A. The primary winding of a transformer must be protected against overcurrent in accordance with the percentages listed in Table 450.3(B) and all applicable notes.

Step 1: Determine the primary current:

I = VA ÷ (E × 1.732)

I = 45,000VA ÷ (480V × 1.732)

I = 54A

Step 2: Determine the primary overcurrent device rating [240.6(A) and 450.3(B)]:

54A × 1.25 = 68A, next size up 70A, Table 450.3(B), Note 1

Step 3: The primary conductor must be sized to carry 54A continuously (54A × 1.25 = 68A) [215.2(A)(1)] and be protected by a 70A overcurrent device [240.4(B) and 450.3(B)]. A 4 AWG conductor rated 85A at 75°C meets all of these requirements [110.14(C)(1) and 310.16].

Q. We installed fluorescent lighting in a warehouse, and the inspector says that the fixtures must have a “heavy-duty” rating because they are on a 30A circuit. Can we use 20A inline fuses to get around this issue?

A. No. The NEC specifically states that a 30A branch circuit shall be permitted to supply fixed lighting units with heavy-duty lampholders. According to 210.3, the rating of a branch circuit is determined by the rating of the branch-circuit overcurrent device. An inline fuse is a supplementary overcurrent device [Art. 100], and it's not permitted to serve as the required branch-circuit overcurrent device [240.10].

Q. We have interconnected office furniture, and the inspector says we need to have simultaneous disconnect for all circuits that feed the furniture. If we have four circuits supplying office furniture, am I required to have handle ties for all four circuits (4-wire and 2-wire)?

A. No. The requirement is that “multiwire branch circuits” must have a means to simultaneously disconnect all ungrounded conductors at the point where the branch circuit originates [210.4(B) and 605.6]. Individual single-pole circuit breakers with handle ties identified for the purpose, or a breaker with common internal trip, can be used for this application [240.15(B)(1)]. In your example, you must only simultaneously disconnect all of the circuits connected to the 4-wire circuit.

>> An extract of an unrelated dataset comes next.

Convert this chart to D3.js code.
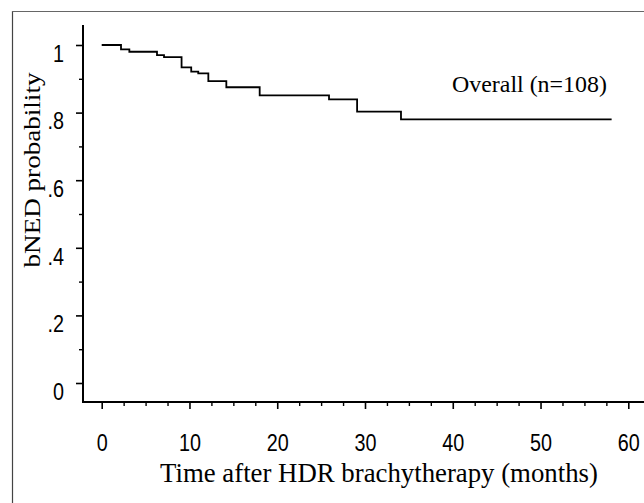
<!DOCTYPE html>
<html>
<head>
<meta charset="utf-8">
<script src="https://cdn.jsdelivr.net/npm/d3@7"></script>
<style>
  html, body { margin: 0; padding: 0; background: #fff; }
  svg { display: block; }
</style>
</head>
<body>
<svg id="chart" width="644" height="503"></svg>
<script>
// ---- data ----
const stepTimes = [0, 2.2, 3.15, 6.3, 7.1, 9.1, 10.2, 11.0, 12.15, 14.2, 18.0, 25.9, 29.1, 34.1];
const survival  = [1.0, 0.987, 0.980, 0.970, 0.964, 0.934, 0.921, 0.916, 0.893, 0.875, 0.851, 0.839, 0.803, 0.780];
const lastFollowUp = 58.1;
const xMajorTicks = [0, 10, 20, 30, 40, 50, 60];
const yMajorTicks = [0, 0.2, 0.4, 0.6, 0.8, 1];
const yTickLabels = ["0", ".2", ".4", ".6", ".8", "1"];
const groupLabel = "Overall (n=108)";
const xTitle = "Time after HDR brachytherapy (months)";
const yTitle = "bNED probability";

const svg = d3.select("#chart");
const W = 644, H = 503;

const x = d3.scaleLinear().domain([0, 60]).range([101.7, 628.3]);
const y = d3.scaleLinear().domain([0, 1]).range([383, 45]);

const yAxisX = 83, xAxisY = 402;
const sansFont = "'Liberation Sans', Arial, sans-serif";
const serifFont = "'Liberation Serif', 'Times New Roman', serif";

// frame (cropped figure border)
svg.append("line").attr("x1", 12.5).attr("x2", 12.5).attr("y1", 11).attr("y2", H)
  .attr("stroke", "#444").attr("stroke-width", 1.2);
svg.append("line").attr("x1", 12).attr("x2", W).attr("y1", 11.5).attr("y2", 11.5)
  .attr("stroke", "#666").attr("stroke-width", 1);

// axis lines
svg.append("line").attr("x1", yAxisX).attr("x2", yAxisX).attr("y1", 25).attr("y2", xAxisY + 1)
  .attr("stroke", "#000").attr("stroke-width", 2);
svg.append("line").attr("x1", yAxisX - 1).attr("x2", W).attr("y1", xAxisY).attr("y2", xAxisY)
  .attr("stroke", "#000").attr("stroke-width", 2);

const sx = 0.86;
// y axis
const yAxis = d3.axisLeft(y).tickValues(yMajorTicks).tickSize(7)
  .tickFormat((d, i) => yTickLabels[i]);
const gy = svg.append("g").attr("transform", `translate(${yAxisX},0)`).call(yAxis);
gy.select(".domain").remove();
gy.selectAll(".tick line").attr("stroke", "#000").attr("stroke-width", 1.6);
gy.selectAll(".tick text")
  .attr("font-family", sansFont).attr("font-size", 23).attr("fill", "#000")
  .attr("x", -19 / sx).attr("dy", "0.32em").attr("y", 9)
  .attr("transform", `scale(${sx},1)`);

const yMinor = d3.axisLeft(y).tickValues([0.1, 0.3, 0.5, 0.7, 0.9]).tickSize(4).tickFormat("");
const gym = svg.append("g").attr("transform", `translate(${yAxisX},0)`).call(yMinor);
gym.select(".domain").remove();
gym.selectAll(".tick line").attr("stroke", "#000").attr("stroke-width", 1.4);

// x axis
const xAxis = d3.axisBottom(x).tickValues(xMajorTicks).tickSize(7).tickFormat(d3.format("d"));
const gx = svg.append("g").attr("transform", `translate(0,${xAxisY})`).call(xAxis);
gx.select(".domain").remove();
gx.selectAll(".tick line").attr("stroke", "#000").attr("stroke-width", 1.6);
gx.selectAll(".tick text")
  .attr("font-family", sansFont).attr("font-size", 23).attr("fill", "#000")
  .attr("y", 33).attr("dy", "0.71em")
  .attr("transform", `scale(${sx},1)`).attr("x", 0);

const xMinorVals = d3.range(2.5, 60, 2.5).filter(v => v % 10 !== 0);
const xMinor = d3.axisBottom(x).tickValues(xMinorVals).tickSize(4).tickFormat("");
const gxm = svg.append("g").attr("transform", `translate(0,${xAxisY})`).call(xMinor);
gxm.select(".domain").remove();
gxm.selectAll(".tick line").attr("stroke", "#000").attr("stroke-width", 1.4);

// KM step curve
const pts = stepTimes.map((t, i) => [t, survival[i]]);
pts.push([lastFollowUp, survival[survival.length - 1]]);
const line = d3.line().x(d => x(d[0])).y(d => y(d[1])).curve(d3.curveStepAfter);
svg.append("path").datum(pts).attr("d", line)
  .attr("fill", "none").attr("stroke", "#000").attr("stroke-width", 1.8);

// helper to fit text width
function fit(sel, target) {
  const len = sel.node().getComputedTextLength();
  const fs = parseFloat(sel.attr("font-size"));
  sel.attr("font-size", fs * target / len);
}

// group label
const gl = svg.append("text").attr("x", 452).attr("y", 92)
  .attr("font-family", serifFont).attr("font-size", 22).attr("fill", "#000").text(groupLabel);
fit(gl, 155);

// x title
const xt = svg.append("text").attr("x", 379).attr("y", 482).attr("text-anchor", "middle")
  .attr("font-family", serifFont).attr("font-size", 22).attr("fill", "#000").text(xTitle);
fit(xt, 438);

// y title: stretched along its length to ~195px
const yt = svg.append("text").attr("text-anchor", "middle")
  .attr("font-family", serifFont).attr("font-size", 23).attr("fill", "#000").text(yTitle);
const ytLen = yt.node().getComputedTextLength();
yt.attr("transform", `translate(40,170) rotate(-90) scale(${195 / ytLen},1)`);
</script>
</body>
</html>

Caution: This rule is intended to prevent people from working on energized circuits they thought were disconnected.

According to Art. 100, a multiwire branch circuit consists of two or more ungrounded circuit conductors with a common neutral conductor. There must be a difference of potential (voltage) between the ungrounded conductors and an equal difference of potential (voltage) from each ungrounded conductor to the neutral conductor.